Ainsi lorsque le départ entre les deux univers s'effectue, les droits du sacré
n'englobent plus l'ensemble des activités de la société mais sont cantonnés au seul
domaine des interdits rituels, religieux. Une autre branche du droit prenant alors le
relais pour administrer les activités profanes de la société et donc d'accroître le champ
du profane au détriment de celui du sacré. Tant il est vrai que le droit n'est que question
d'interprétation extensive ou restreinte des notions.
Pourtant, l'émergence d'un droit laïc ne s'est effectué que par démembrement
des droits du sacré. Ce sont les même techniques qu'il applique et les même domaines
qu'il régente.
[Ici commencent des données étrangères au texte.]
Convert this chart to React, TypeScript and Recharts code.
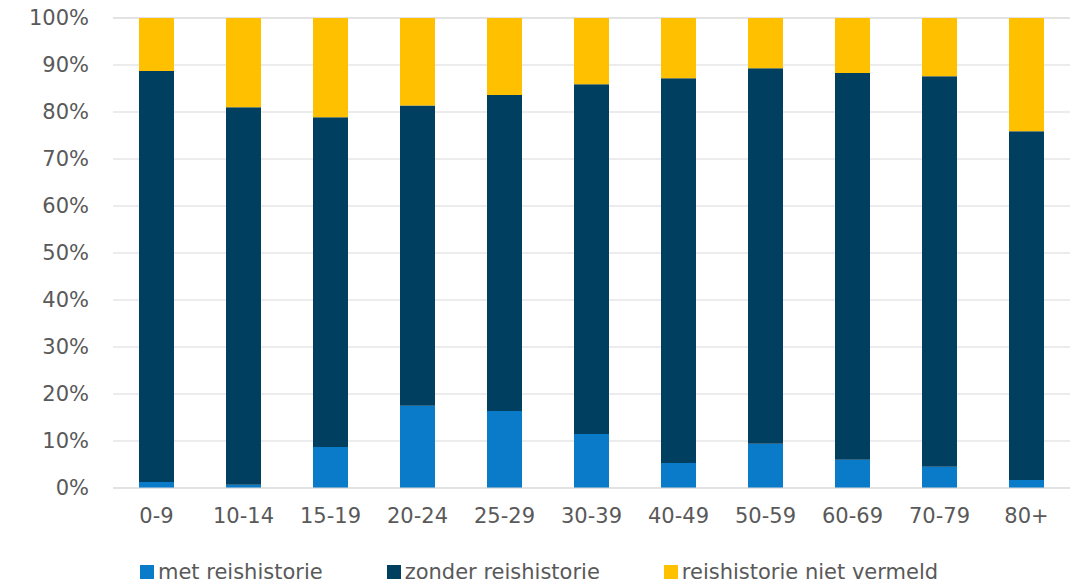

Il est donc inévitable qu'il charrie de nombreuse scories rappelant le
domaine passé des droits du sacré, traces qu'il faut justifier et incorporer dans le
nouveau corpus, certes désacralisé, mais encore empreint du passé.
La puissance d'inertie d'une tradition est toujours forte, qu'on l'appelle ou non
une coutume. Et le législateur qui souhaite influer sur la société n'a que peu de latitudes
et besoin de beaucoup de temps pour imposer sa solution. Et même lorsque la greffe a
prise, il reste beaucoup de scories de ce passé qu'il a voulu amender.